The mention of Buddha generally brings a peaceful feeling…for most people, anyway. Combine that with the word diet–something most of us love to hate and stress over, and it seems like a winning combo. To me, at least.
But to mention Buddha and Diet in the same breath?
Truth is, the original Buddha was thin, not the chubby, mostly topless dude we see. That chubby version was a mythical hero who roamed the Chinese countryside. The real Buddha started his life as a pampered prince who decided to set out and learn what life was all about. Looks like his parents named him aptly: Siddhartha, which means, the one who achieves his goals. He certainly did, but only after rebelling and running away from his rather helicopter parents who tried to shield him from the ugh parts of life. Siddhartha had a mind of his own and just knew that there was more to life than constant happiness. But well, let me tell you that I really don’t approve of the way he snuck out on his wife and son…but that’s irrelevant here, and I doubt he cares what I think.

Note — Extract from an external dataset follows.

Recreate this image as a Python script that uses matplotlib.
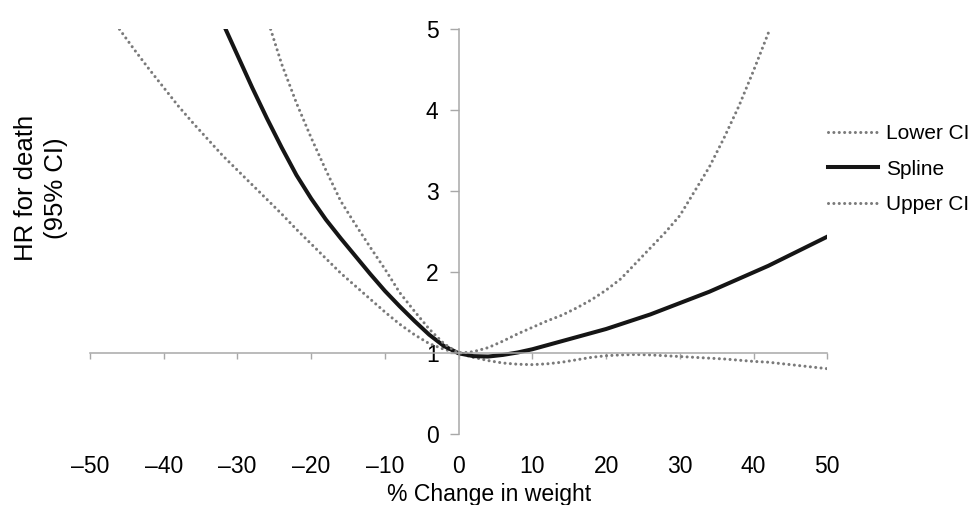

Anyway, I thought the book “Buddha’s Diet by Tara Cottrell and Dan Zigmond“ would make for an interesting “B” post.
I had more than ten book titles beginning with B, and wasted hours trying to decide. I almost decided on Bullying for Beginners, but Buddha’s diet simply won over when I sat on the fence weighing which one to show off. Of course there’s Breakfast with Buddha, too…but that’s a review for another day. Promise.
So. B is for a Book review and my choice for you today is…
The ancient art of losing weight without losing your mind.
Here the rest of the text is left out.